Since most of us can’t rely upon a hot Dutch guy to magically appear with a fistful of Euros (definitely a once-in-a-lifetime occurrence), what is the best course of action if you’re suddenly broke, in a country not your own?How to obtain emergency funds

  • Get a cash advance on your debit card. I called my bank, Wells Fargo, and asked them if I could do this in an emergency. I was told that I should go into the nearest bank and request a cash advance, but that it’s entirely up to that institution, as well as your personal bank, as to whether receiving funds is possible. Still, this is the easiest, most obvious first step, assuming your card hasn’t been stolen. On a separate, but related, note, always inform your bank and credit card lenders that you will be traveling overseas, to prevent a security hold.

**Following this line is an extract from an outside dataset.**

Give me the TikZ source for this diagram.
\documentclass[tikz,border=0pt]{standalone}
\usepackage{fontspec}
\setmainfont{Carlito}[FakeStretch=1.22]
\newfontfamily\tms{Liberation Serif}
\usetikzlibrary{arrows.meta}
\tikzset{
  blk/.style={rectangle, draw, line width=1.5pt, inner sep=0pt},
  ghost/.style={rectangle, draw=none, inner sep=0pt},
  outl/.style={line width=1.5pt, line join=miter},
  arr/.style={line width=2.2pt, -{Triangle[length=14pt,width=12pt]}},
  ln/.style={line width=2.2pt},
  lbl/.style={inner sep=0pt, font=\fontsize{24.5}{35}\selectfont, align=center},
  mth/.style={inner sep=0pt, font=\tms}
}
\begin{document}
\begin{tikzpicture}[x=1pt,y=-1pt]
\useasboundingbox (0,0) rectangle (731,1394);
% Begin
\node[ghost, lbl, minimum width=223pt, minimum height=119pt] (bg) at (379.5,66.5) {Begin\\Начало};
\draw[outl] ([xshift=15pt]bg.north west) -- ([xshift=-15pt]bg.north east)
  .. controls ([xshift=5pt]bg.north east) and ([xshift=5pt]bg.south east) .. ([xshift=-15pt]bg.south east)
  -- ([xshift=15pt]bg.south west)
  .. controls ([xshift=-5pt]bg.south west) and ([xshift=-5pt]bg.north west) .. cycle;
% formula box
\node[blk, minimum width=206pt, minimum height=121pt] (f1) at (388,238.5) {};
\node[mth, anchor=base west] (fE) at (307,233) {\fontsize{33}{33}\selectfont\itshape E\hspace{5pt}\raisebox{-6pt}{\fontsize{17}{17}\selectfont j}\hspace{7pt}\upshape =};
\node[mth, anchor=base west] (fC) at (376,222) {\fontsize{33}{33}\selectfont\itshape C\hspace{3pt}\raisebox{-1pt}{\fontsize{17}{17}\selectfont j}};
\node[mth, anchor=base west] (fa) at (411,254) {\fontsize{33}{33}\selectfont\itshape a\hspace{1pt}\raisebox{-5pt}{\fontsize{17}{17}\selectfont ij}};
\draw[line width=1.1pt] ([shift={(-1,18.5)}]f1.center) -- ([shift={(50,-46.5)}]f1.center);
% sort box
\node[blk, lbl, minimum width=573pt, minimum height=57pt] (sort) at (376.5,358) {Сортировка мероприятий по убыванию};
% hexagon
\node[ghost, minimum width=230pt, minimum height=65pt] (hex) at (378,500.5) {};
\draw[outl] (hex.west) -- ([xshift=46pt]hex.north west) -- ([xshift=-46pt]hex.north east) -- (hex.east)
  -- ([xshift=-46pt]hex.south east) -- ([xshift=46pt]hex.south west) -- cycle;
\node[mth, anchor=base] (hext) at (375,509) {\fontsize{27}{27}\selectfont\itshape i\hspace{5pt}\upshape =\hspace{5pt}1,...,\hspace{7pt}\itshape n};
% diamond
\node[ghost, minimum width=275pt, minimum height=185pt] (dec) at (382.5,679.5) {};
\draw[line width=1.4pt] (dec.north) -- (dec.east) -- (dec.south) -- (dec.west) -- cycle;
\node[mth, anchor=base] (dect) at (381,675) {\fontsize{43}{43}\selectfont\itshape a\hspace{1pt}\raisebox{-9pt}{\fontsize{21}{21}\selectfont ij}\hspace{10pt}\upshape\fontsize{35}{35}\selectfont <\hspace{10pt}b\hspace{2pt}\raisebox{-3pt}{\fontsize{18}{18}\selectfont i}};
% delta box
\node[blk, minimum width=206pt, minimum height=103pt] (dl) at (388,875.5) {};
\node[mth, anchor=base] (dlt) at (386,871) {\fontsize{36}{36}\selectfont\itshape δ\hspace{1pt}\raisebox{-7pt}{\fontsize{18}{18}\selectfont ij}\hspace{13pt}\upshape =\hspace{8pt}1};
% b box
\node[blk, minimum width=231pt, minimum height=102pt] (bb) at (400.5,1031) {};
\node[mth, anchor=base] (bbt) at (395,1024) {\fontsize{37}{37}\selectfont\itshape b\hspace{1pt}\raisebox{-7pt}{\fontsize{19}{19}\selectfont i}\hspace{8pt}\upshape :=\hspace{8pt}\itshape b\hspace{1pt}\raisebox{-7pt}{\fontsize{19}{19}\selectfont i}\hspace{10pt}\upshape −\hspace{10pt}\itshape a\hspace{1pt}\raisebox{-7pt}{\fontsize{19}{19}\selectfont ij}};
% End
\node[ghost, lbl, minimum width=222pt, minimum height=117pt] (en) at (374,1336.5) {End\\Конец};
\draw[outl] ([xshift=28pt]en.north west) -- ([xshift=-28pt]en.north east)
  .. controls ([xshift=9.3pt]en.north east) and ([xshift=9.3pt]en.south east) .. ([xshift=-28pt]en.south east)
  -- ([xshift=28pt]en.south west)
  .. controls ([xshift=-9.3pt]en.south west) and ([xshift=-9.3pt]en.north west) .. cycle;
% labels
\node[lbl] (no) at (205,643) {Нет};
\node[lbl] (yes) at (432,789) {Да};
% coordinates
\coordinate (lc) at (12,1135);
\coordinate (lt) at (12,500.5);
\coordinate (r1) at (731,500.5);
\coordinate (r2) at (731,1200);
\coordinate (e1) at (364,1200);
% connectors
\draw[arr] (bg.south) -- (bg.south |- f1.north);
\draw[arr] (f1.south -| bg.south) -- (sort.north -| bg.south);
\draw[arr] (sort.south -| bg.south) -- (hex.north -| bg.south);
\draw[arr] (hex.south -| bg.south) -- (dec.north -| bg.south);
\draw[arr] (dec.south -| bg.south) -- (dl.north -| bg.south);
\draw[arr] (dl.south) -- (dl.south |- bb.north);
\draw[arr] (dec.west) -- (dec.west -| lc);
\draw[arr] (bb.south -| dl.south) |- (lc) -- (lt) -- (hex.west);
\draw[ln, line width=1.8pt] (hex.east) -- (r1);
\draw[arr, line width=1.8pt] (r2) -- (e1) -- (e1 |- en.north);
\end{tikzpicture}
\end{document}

Most banks/credit card lenders have an “outside the U.S./collect call” number on their website or on the back of your card. Email them to yourself, and write them down on a slip of paper you carry someplace other than your wallet (in case you’re mugged, which is the most common reason travelers find themselves sans money). Actually, it’s best to make two copies of emergency numbers, so you can carry one on your person.

The below numbers are general non-U.S. collect call; many financial institutions also have toll-free numbers by country code listed on their sites.
Visa:1-443-641-2004.
Mastercard: 1-636-722-7111.
Capital One: 001-804-934-2001.
Bank of America: 1-302-738-5719.
Wells Fargo: Access codes vary by country; click here for listing.

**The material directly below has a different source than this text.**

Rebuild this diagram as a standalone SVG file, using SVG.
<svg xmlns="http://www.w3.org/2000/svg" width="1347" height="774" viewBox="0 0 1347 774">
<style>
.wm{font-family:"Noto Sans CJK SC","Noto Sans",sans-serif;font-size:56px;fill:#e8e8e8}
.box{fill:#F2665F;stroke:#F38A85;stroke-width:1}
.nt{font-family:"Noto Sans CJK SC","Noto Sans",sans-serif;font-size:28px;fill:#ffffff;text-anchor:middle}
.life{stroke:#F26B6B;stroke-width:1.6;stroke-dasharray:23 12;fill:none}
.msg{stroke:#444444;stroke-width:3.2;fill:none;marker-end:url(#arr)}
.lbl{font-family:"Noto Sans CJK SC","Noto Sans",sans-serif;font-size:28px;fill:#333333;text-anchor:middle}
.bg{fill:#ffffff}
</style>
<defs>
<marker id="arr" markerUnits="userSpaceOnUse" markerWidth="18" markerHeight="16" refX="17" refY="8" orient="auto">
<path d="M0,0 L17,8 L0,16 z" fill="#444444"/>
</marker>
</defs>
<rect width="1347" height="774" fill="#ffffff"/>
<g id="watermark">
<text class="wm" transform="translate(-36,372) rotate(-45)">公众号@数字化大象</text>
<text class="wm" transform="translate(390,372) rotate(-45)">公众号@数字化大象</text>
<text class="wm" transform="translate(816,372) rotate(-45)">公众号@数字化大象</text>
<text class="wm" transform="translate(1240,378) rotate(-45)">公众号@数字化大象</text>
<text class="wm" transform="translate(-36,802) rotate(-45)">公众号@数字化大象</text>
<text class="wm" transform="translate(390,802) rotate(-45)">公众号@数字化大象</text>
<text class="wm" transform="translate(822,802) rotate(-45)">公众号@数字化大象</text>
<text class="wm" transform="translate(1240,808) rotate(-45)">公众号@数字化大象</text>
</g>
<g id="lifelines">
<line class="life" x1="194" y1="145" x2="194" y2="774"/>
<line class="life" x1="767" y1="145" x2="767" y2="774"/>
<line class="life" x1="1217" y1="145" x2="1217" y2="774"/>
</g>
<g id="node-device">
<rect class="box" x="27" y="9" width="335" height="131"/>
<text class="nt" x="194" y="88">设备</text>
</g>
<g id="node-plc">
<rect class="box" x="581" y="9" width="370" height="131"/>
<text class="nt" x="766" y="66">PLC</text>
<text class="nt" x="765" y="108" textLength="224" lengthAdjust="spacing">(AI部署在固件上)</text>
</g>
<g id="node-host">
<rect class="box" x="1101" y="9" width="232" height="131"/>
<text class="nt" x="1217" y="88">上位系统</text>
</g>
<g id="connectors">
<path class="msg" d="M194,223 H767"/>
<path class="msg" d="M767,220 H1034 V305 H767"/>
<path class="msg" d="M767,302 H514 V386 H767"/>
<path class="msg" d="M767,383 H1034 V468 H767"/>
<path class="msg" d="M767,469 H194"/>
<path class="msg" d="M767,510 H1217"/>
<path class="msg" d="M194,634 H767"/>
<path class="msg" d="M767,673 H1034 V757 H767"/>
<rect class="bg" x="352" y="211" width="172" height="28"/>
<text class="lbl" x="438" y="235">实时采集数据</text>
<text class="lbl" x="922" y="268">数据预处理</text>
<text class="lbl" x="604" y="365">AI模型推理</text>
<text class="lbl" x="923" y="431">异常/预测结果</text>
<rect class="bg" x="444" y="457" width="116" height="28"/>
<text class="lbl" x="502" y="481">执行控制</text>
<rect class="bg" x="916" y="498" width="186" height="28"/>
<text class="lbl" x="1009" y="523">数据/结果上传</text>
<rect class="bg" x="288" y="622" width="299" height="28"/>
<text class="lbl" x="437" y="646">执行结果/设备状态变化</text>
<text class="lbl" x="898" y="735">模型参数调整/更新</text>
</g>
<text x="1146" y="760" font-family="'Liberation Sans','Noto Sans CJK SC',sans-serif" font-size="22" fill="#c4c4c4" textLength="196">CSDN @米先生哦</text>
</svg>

View more Ask Gadling: Travel Advice from an Expert or send your question to ask [at] gadling [dot] com.
  • Get a cash advance on your credit card, if you have one (it’s best to carry one for major emergencies anyway, even if it’s nearly maxed out). Also, be sure to check your credit card lender’s policies on emergency travel assistance, lost/stolen luggage reimbursement, etc. It may save you money or negate your having to purchase travel insurance, which is always a good idea for long-term or adventure travelers.
  • Having someone wire money bank-to-bank is the most secure method of receiving emergency funds. Barring that, international wire transfer services are available through Western Union (1-800-325-6000), and Western Union’s Custom House. Depending upon the provider, funds can be received between one hour to three days after wiring, and service charges will vary.
  • If you’ve got a family member or friend you can trust with your checking or savings account number, have them keep it on file so they can make an emergency deposit, if necessary.
  • Some companies, like Visa, offer prepaid TravelMoney cards. These can be used in an ATM like a debit card, but function like traveler’s checks. They may also be reloadable (i.e. reuseable), and feature lost/stolen luggage reimbursement, and travel and emergency assistance services (Visa offers “24-hour translation assistance, medical and legal referrals, emergency trip arrangements, and emergency messages to relatives.”). Be aware that this pertains to assistance and referral only; it’s your dime for any fees incurred from actual services rendered. Remember, too, that while ATM’s are fairly ubiquitous throughout the world, you can’t always rely upon finding one.

The drawbacks with prepaid cards is that they’re easily lost, stolen, or chewed up by an ATM (one reason I carry three–really–ATM cards when I travel. Portugal also taught me that lesson. Admittedly, it’s more cards to potentially have stolen, but I hedge my bets). They’re also expensive to activate and load, and there can be high foreign currency exchange rate fees.

The U.S. repatriation program is federally-funded, and helps destitute or ill Americans return to the States. Again, this is for serious emergencies, if no other option is available. There are strict requirements for eligibility, and you must apply from the American Consulate or Embassy nearest you at the time.

Don’t forget to register yourself with the U.S. Department of State if you’re traveling anywhere sketchy, or engaging in high-risk activities (no, unprotected sex doesn’t count).

ACS’s domestic number (of use if you’re the one who needs to help out a fellow traveler) is 1-888-407-4747. Outside of the U.S., dial the country code, +202-501-4444.